[Dataset extract start]

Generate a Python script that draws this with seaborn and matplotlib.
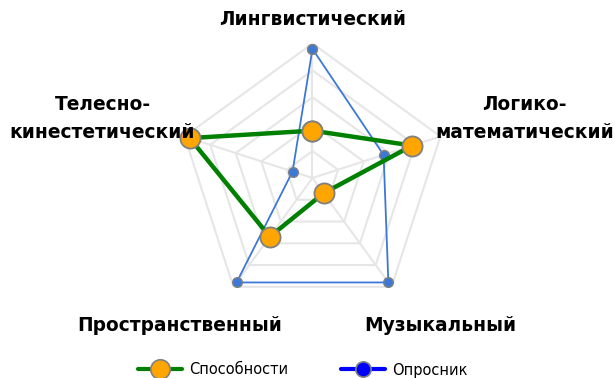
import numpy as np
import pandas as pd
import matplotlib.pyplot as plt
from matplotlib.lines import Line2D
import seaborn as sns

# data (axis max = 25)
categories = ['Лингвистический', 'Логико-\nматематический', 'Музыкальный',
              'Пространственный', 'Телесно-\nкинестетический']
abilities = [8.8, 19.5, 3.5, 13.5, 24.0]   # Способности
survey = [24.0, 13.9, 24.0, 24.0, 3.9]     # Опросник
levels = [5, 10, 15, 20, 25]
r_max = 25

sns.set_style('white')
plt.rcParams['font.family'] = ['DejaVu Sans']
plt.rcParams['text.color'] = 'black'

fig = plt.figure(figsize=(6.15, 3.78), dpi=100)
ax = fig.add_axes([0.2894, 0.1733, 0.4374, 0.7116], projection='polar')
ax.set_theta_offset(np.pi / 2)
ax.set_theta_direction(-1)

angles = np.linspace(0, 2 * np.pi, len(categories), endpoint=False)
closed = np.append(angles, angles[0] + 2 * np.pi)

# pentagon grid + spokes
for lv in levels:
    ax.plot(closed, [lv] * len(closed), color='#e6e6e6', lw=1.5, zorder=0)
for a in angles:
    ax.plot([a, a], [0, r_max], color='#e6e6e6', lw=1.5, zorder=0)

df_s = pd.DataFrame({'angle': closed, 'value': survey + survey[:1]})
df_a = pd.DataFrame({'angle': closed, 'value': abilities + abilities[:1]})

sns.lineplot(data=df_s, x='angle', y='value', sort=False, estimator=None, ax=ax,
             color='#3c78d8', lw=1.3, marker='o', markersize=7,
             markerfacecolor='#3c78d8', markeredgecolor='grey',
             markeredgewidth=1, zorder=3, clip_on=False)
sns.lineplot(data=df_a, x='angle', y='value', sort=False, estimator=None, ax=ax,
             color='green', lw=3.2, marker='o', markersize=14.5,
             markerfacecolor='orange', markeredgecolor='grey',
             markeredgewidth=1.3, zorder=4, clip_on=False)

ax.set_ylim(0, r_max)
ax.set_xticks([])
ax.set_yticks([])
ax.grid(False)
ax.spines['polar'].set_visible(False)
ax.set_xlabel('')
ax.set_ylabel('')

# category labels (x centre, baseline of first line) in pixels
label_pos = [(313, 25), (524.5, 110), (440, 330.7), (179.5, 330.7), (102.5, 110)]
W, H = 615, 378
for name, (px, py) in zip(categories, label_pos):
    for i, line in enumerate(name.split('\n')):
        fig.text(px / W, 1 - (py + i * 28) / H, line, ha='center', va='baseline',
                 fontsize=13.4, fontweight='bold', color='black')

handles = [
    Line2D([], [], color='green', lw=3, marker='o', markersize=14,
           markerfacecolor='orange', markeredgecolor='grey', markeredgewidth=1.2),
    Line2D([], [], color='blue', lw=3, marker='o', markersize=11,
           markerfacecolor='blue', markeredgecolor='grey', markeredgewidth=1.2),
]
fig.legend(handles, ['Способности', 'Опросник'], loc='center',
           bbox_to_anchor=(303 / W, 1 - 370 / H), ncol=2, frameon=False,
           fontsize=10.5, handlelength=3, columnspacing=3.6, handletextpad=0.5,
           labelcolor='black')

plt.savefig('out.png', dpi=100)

[Dataset extract end]

__Instructions for the task__
From the first line above to the line containing "import seaborn as sns", repeat each line exactly. Pictures stay out.

__Solution to the exercise__
Generate a Python script that draws this with seaborn and matplotlib.
import numpy as np
import pandas as pd
import matplotlib.pyplot as plt
from matplotlib.lines import Line2D
import seaborn as sns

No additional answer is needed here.